2. Note No. 12.2 regarding the advances given by the Company, wherein the Company is of the opinion that such kind of arrangement will not attract the provisions of Section 185 of the Act.
Our opinion is not modified in respect of these matters.
Report on Other Legal and Regulatory Requirements
(1) As required by the Companies (Auditors' Report) Order, 2015 ("the Order") issued by the Central Government of India in terms of sub–section (11) of Section 143 of the Act, we give in the Annexure, a statement on the matters specified in paragraphs 3 and 4 ofthe Order, to the extent applicable.
(2) As required by Section 143(3) of the Act, we report that:
a. We have sought and obtained all the information and explanations which to the best of our knowledge and belief were necessary for the purposes of our audit;
b. In our opinion, proper books of account as required by law have been kept by the Company so far as it appears from our examination of those books;
c. The Balance Sheet, the Statement of Profit and Loss, and the Cash Flow Statement dealt with by this Report are in agreement with the books of account;
d. In our opinion, the aforesaid financial statements comply with the Accounting Standards specified under Section 133 of the Act read with Rule 7 of the Companies (Accounts) Rules, 2014;
e. On the basis of written representations received from the directors as on March 31,2015, and taken on record by the Board of Directors, none of the directors is disqualified as on March 31, 2015 from being appointed as a director in terms of Section 164 (2) of the Act;
f. With respect to the other matters to be included in the Auditor's Report in accordance with Rule 11 of the Companies (Audit and Auditors) Rules, 2014, in our opinion and to the best of our information and according to the explanations given to us:
(i) The Company has disclosed the impact of pending litigations on its financial position in its financial statements – Refer Note 27 thereon;
(ii) The Company did not have any long–term contracts including derivative contracts. Hence, the question of any material foreseeable losses does not arise;
(iii) There has been no delay in transferring amounts, required to be transferred, to the Investor Education and Protection Fund by the Company
ANNEXURE TO INDEPENDENT AUDITOR'S REPORT
[Referred to in paragraph 1 under 'Report on Other Legal and Regulatory Requirements' in the Independent Auditor's Report of even date to the members of Marathon Nextgen Realty Limited on the financial statements for the year ended March 31,2015]
(i) (a) The Company has maintained proper records showing full particulars, including quantitative details and situation of fixed assets.
(b) During the year, the fixed assets of the Company have been physically verified by the management and as informed, no material discrepancies between the book records and the physical inventory were noticed on such verification. In our opinion, the frequency of verification is reasonable having regard to the size ofthe Company and the nature of its assets.
(ii) (a) The inventory has been physically verified by the management during the year. In our opinion, the frequency of verification is reasonable.
(b) The procedures of physical verification of inventory followed by the management are reasonable and adequate in relation to the size of the Company and the nature of its business.
(c) The Company is maintaining proper records of inventory. As informed no material discrepancies were noticed on physical verification carried out during theyear.
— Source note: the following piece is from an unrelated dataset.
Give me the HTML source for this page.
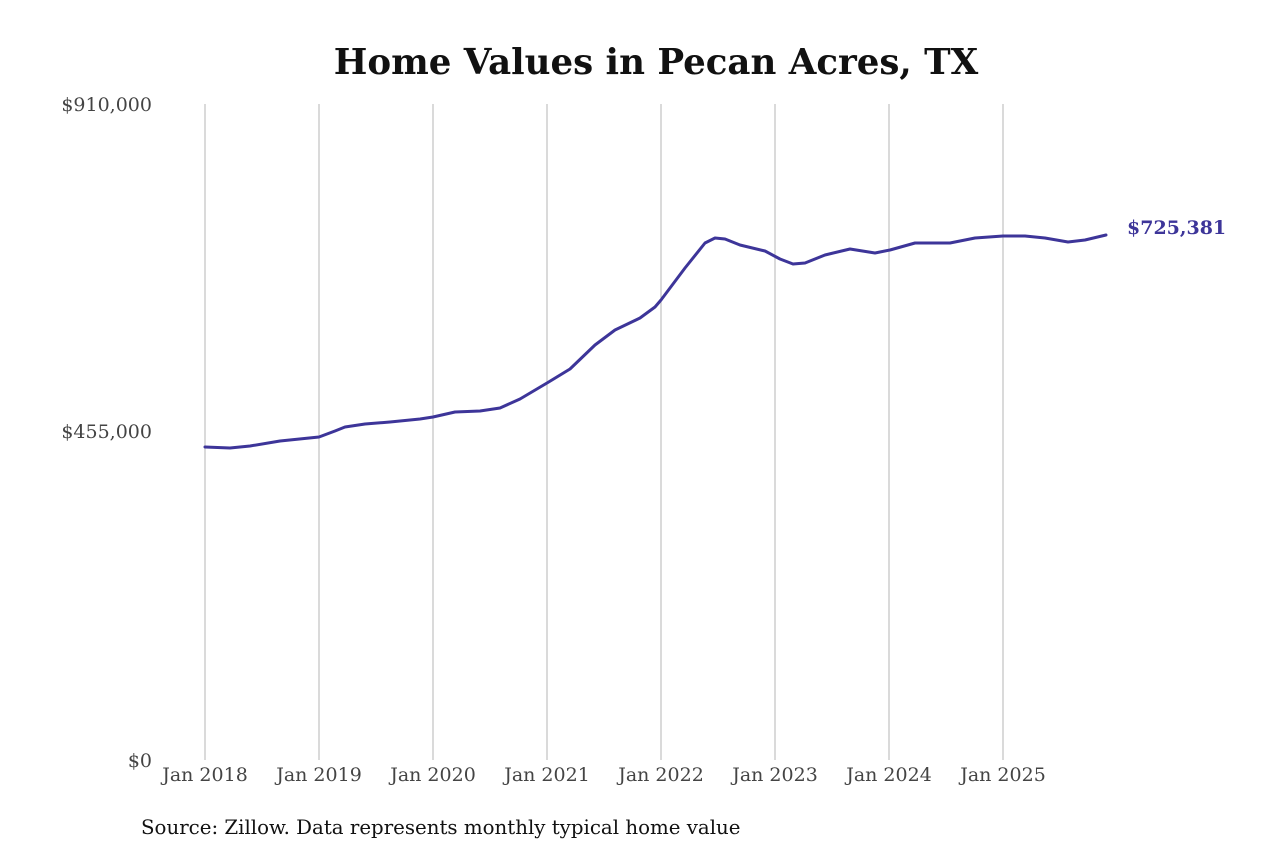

(iii) As informed, the Company has not granted any loans, secured or unsecured to companies, firms or other parties covered in the register maintained under Section 189 of the Act. Accordingly, the provisions stated in paragraph 3 (iii)(a) and 3 (iii)(b) of the Order are not applicable.
(iv) In our opinion and according to the information and explanations given to us, there exists an adequate internal control system commensurate with the size of the Company and the nature of its business for the purchase of inventory and fixed assets and for the sale of goods and services. During the course of our audit, we have not observed any continuing failure to correct major weaknesses in internal control system of the Company.
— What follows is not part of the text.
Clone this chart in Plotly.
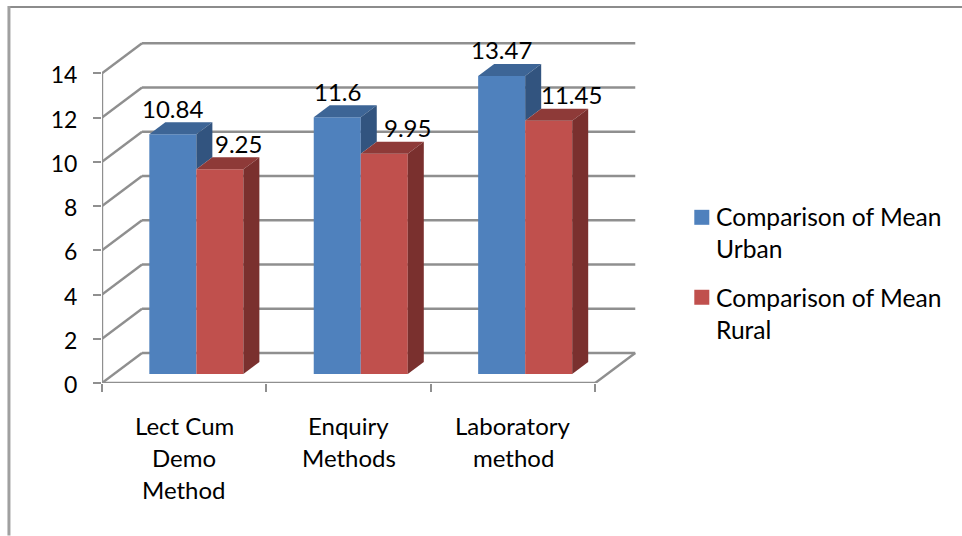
import plotly.graph_objects as go

categories = [["Lect Cum", "Demo", "Method"], ["Enquiry", "Methods"], ["Laboratory", "method"]]
urban = [10.84, 11.6, 13.47]
rural = [9.25, 9.95, 11.45]
urban_labels = ["10.84", "11.6", "13.47"]
rural_labels = ["9.25", "9.95", "11.45"]
y_ticks = [0, 2, 4, 6, 8, 10, 12, 14]
legend_urban = ["Comparison of Mean", "Urban"]
legend_rural = ["Comparison of Mean", "Rural"]

W, H = 962, 536
FONT = "Lato"
FS = 24
LEG_FS = 24.6
TXT = "#000000"
GRID = "#8F8F8F"
LW = 2.4
PX = 164.33          # px per category
PY = 22.14           # px per value unit
L, B = 102.0, 383.3  # pixel position of data origin
XMAX, YMAX = 3.4, 16.0
PW, PH = XMAX * PX, YMAX * PY
T = B - PH
R = W - L - PW

WALL_DX, WALL_DY = 40 / PX, 30 / PY      # back wall offset
BAR_DX, BAR_DY = 12 / PX, 9 / PY         # bar front plane offset
DEP_DX, DEP_DY = 16 / PX, 12 / PY        # bar depth
BAR_W = 47 / PX
GAP = 35.3 / PX

def paper_x(px):
    return (px - L) / PW

def paper_y(py):
    return (B - py) / PH

fig = go.Figure()

# Walls and floor
shapes = []
def line(x0, y0, x1, y1):
    shapes.append(dict(type="line", xref="x", yref="y", x0=x0, y0=y0, x1=x1, y1=y1,
                       line=dict(color=GRID, width=LW), layer="below"))

for v in y_ticks:
    line(WALL_DX, v + WALL_DY, 3 + WALL_DX, v + WALL_DY)
    line(0, v, WALL_DX, v + WALL_DY)
line(3, 0, 3 + WALL_DX, WALL_DY)

# Bar fronts
def xpos(i, s):
    return i + GAP + BAR_W * s + BAR_DX

fronts = [("#4F81BD", urban, 0, "Comparison of Mean Urban"), ("#C0504D", rural, 1, "Comparison of Mean Rural")]
for col, vals, s, name in fronts:
    fig.add_trace(go.Bar(
        x=[xpos(i, s) + BAR_W / 2 for i in range(3)],
        y=vals, base=BAR_DY, width=BAR_W, name=name,
        marker=dict(color=col, line=dict(width=0)), showlegend=False,
        hoverinfo="skip"))

def poly(xs, ys, col):
    fig.add_trace(go.Scatter(x=xs, y=ys, mode="lines", fill="toself", fillcolor=col,
                             line=dict(width=0, color=col), showlegend=False,
                             hoverinfo="skip", cliponaxis=False))

for i in range(3):
    # urban top and visible side (down to the rural top)
    x0, x1 = xpos(i, 0), xpos(i, 1)
    t = urban[i] + BAR_DY
    r = rural[i] + BAR_DY
    poly([x0, x1, x1 + DEP_DX, x0 + DEP_DX, x0], [t, t, t + DEP_DY, t + DEP_DY, t], "#3D6596")
    poly([x1, x1 + DEP_DX, x1 + DEP_DX, x1, x1], [t, t + DEP_DY, r + DEP_DY, r, t], "#32547F")
    # rural top and side
    x2 = xpos(i, 2)
    poly([x1, x2, x2 + DEP_DX, x1 + DEP_DX, x1], [r, r, r + DEP_DY, r + DEP_DY, r], "#8E3A38")
    poly([x2, x2 + DEP_DX, x2 + DEP_DX, x2, x2],
         [r, r + DEP_DY, BAR_DY + DEP_DY, BAR_DY, r], "#7A302E")

# Front axis lines
for xs, ys in [([0, 0], [0, y_ticks[-1]]), ([0, 3], [0, 0])]:
    fig.add_trace(go.Scatter(x=xs, y=ys, mode="lines", line=dict(color=GRID, width=LW),
                             showlegend=False, hoverinfo="skip", cliponaxis=False))

# Annotations
ann = []
def label(x, y, text, xshift=0, yshift=0):
    ann.append(dict(x=x, y=y, xref="x", yref="y", text=text, showarrow=False,
                    xshift=xshift, yshift=yshift, xanchor="center", yanchor="middle",
                    font=dict(family=FONT, size=FS, color=TXT)))

rural_xshift = [18.4, 23.5, 23]
for i in range(3):
    label(xpos(i, 0) + BAR_W / 2, urban[i] + BAR_DY, urban_labels[i], 0, 26)
    label(xpos(i, 1) + BAR_W / 2, rural[i] + BAR_DY, rural_labels[i], rural_xshift[i], 26)

def pixel_text(x, xref, py, text, anchor, size):
    ann.append(dict(x=x, y=paper_y(py), xref=xref, yref="paper", text=text, showarrow=False,
                    xanchor=anchor, yanchor="middle", font=dict(family=FONT, size=size, color=TXT)))

for i, lines in enumerate(categories):
    for j, s in enumerate(lines):
        pixel_text(i + 0.5, "x", 426 + 32 * j, s, "center", FS)

for lines, py in [(legend_urban, 217), (legend_rural, 298)]:
    for j, s in enumerate(lines):
        pixel_text(paper_x(714), "paper", py + 32 * j, s, "left", LEG_FS)

# Legend swatches and outer border
for col, py in [("#4F81BD", 210), ("#C0504D", 290)]:
    shapes.append(dict(type="rect", xref="paper", yref="paper", x0=paper_x(694), x1=paper_x(709),
                       y0=paper_y(py), y1=paper_y(py + 15), fillcolor=col, line=dict(width=0)))
shapes.append(dict(type="line", xref="paper", yref="paper", x0=paper_x(8), x1=paper_x(962),
                   y0=paper_y(7), y1=paper_y(7), line=dict(color="#8C8C8C", width=2)))
shapes.append(dict(type="line", xref="paper", yref="paper", x0=paper_x(9), x1=paper_x(9),
                   y0=paper_y(6), y1=paper_y(536), line=dict(color="#A0A0A0", width=3)))

fig.update_layout(
    width=W, height=H, autosize=False,
    margin=dict(l=L, r=R, t=T, b=H - B, pad=0),
    paper_bgcolor="white", plot_bgcolor="white",
    barmode="overlay", showlegend=False,
    shapes=shapes, annotations=ann,
    font=dict(family=FONT, size=FS, color=TXT),
    xaxis=dict(range=[0, XMAX], tickmode="array", tickvals=[0, 1, 2, 3], ticks="outside",
               ticklen=8, tickwidth=LW, tickcolor=GRID, showticklabels=False,
               showgrid=False, zeroline=False, showline=False, fixedrange=True),
    yaxis=dict(range=[0, YMAX], tickmode="array", tickvals=y_ticks, ticks="outside",
               ticklen=8, tickwidth=LW, tickcolor=GRID, ticklabelstandoff=11,
               ticklabelshift=2,
               tickfont=dict(family=FONT, size=23, color=TXT),
               showgrid=False, zeroline=False, showline=False, fixedrange=True),
)

fig.write_html("out.html", config=dict(displayModeBar=False),
               post_script="document.body.style.margin='0';document.body.style.overflow='hidden';")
(v) In our opinion and according to the information and explanations given to us, the Company has not accepted any deposits from the public within the provisions of Sections 73 to 76 of the Act and the rules framed there under.
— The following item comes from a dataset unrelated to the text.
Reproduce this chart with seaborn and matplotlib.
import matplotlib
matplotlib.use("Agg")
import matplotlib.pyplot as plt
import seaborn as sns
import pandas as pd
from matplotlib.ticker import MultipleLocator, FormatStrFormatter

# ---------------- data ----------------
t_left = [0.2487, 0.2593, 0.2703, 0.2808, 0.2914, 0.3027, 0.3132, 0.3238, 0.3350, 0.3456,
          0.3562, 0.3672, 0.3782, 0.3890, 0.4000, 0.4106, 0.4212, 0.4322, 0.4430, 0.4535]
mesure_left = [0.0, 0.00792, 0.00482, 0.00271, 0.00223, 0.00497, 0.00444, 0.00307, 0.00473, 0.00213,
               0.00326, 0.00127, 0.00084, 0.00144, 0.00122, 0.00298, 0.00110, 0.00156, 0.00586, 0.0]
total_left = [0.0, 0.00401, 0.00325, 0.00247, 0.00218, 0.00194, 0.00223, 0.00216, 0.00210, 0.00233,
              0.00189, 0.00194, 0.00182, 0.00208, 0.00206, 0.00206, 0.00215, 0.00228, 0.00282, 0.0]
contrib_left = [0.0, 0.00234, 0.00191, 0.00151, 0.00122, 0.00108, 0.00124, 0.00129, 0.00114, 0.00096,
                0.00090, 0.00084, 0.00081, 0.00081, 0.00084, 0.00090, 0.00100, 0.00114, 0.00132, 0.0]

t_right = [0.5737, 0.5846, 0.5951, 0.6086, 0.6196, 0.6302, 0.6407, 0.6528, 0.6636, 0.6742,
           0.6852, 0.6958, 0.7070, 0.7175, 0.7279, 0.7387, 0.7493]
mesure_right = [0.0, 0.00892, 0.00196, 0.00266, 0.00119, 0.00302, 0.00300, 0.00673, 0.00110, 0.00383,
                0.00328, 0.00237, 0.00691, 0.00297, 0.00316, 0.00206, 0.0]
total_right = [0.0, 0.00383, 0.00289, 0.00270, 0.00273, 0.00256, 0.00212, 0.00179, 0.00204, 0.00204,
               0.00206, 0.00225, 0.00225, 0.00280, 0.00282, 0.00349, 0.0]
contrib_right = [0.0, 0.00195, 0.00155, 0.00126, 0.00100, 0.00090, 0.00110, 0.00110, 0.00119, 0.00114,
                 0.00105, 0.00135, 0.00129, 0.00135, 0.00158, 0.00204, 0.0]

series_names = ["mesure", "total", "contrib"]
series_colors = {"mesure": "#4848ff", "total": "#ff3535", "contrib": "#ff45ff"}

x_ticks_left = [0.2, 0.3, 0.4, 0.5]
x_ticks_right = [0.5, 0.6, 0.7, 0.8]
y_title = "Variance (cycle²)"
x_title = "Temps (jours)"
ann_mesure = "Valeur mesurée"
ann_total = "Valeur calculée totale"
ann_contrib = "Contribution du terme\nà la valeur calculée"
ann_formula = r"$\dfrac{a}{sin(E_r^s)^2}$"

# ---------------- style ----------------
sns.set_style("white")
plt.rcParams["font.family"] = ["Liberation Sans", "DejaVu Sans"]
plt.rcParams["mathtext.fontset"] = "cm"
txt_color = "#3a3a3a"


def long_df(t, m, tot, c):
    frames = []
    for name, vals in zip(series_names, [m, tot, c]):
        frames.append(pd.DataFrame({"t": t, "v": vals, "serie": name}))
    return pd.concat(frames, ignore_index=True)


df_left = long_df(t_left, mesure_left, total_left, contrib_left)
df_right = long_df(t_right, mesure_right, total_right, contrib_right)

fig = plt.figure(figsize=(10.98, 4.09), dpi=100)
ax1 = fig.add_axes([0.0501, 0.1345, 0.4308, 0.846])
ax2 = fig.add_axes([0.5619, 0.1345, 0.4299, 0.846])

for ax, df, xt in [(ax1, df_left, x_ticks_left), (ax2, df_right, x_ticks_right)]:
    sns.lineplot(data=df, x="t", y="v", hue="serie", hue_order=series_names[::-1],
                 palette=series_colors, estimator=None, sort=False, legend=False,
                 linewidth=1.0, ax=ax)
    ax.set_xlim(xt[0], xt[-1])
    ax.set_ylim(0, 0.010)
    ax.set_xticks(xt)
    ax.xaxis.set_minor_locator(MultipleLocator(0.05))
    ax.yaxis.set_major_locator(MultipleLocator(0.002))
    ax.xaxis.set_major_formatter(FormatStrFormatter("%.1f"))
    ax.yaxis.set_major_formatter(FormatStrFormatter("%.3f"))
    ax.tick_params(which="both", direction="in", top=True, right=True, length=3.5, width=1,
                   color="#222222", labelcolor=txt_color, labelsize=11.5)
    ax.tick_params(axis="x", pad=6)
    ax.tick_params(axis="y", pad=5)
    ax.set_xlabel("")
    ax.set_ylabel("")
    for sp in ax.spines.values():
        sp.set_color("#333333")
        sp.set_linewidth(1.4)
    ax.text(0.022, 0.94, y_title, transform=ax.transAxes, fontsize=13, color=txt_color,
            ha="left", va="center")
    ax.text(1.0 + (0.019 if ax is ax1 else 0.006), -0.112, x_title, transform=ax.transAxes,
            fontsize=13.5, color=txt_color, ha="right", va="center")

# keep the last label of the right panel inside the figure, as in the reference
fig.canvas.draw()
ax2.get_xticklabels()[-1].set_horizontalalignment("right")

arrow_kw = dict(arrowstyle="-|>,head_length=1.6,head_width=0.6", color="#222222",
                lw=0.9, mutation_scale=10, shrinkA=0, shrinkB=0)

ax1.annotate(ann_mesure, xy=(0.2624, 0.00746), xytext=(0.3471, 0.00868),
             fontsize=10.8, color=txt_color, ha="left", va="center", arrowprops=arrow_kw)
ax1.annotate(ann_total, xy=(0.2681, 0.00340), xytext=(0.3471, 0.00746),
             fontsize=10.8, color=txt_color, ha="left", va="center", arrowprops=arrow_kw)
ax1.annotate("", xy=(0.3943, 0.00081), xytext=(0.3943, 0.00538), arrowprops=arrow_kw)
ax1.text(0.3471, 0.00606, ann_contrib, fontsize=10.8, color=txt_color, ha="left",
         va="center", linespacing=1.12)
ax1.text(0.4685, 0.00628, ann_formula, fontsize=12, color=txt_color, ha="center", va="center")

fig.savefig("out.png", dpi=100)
(vi) The Central Government of India has prescribed the maintenance of cost records for the products of the Company under sub–section (1) of Section 148 of the Act and the rules framed there under. However, at present the Company does not fall under the criteria for which such records are required to be maintained. Hence, the said rules are not applicable to the Company.
(vii) (a) The Company is generally regular in depositing with appropriate authorities, undisputed statutory dues including provident fund, employees' state insurance, excise duty, sales tax, wealth tax, service tax, value added tax, cess and any other material statutory dues applicable to it. However, there have been slight delays in case of payment of income tax. Further, As explained to us, the provisions regarding customs duty are presently not applicable to the Company.
(b) According to the information and explanations given to us, no undisputed amounts payable in respect of provident fund, employees' state insurance, income tax, sales tax, wealth tax, service tax, value added tax, excise duty, cess and any other material statutory dues applicable to it, were outstanding, at the year end, for a period of more than six months from the date they became payable.
(d) According to the information and explanations given to us, there has been no delay in transferring amounts, required to be transferred, to the Investor Education and Protection Fund by the Company.
(viii) The Company does not have accumulated losses at the end of the financial year nor has incurred cash losses in the current and immediately preceding financial year.
(ix) In our opinion and according to the information and explanations given to us, the Company has not defaulted in repayment of dues to a bank. There were no borrowings from financial institutions or debenture holders.
(x) In our opinion and according to the information and explanations given to us, the Company has not given any guarantee for loans taken by others from banks or financial institutions.
(xi) The Company has not obtained any term loans.
(xii) During the course of our examination of the books and records of the Company, carried out in accordance with the generally accepted auditing practices in India, and according to the information and explanations given to us, we have neither come across any instance of fraud on or by the Company, noticed or reported during theyear, nor have we been informed of any such instance by the management.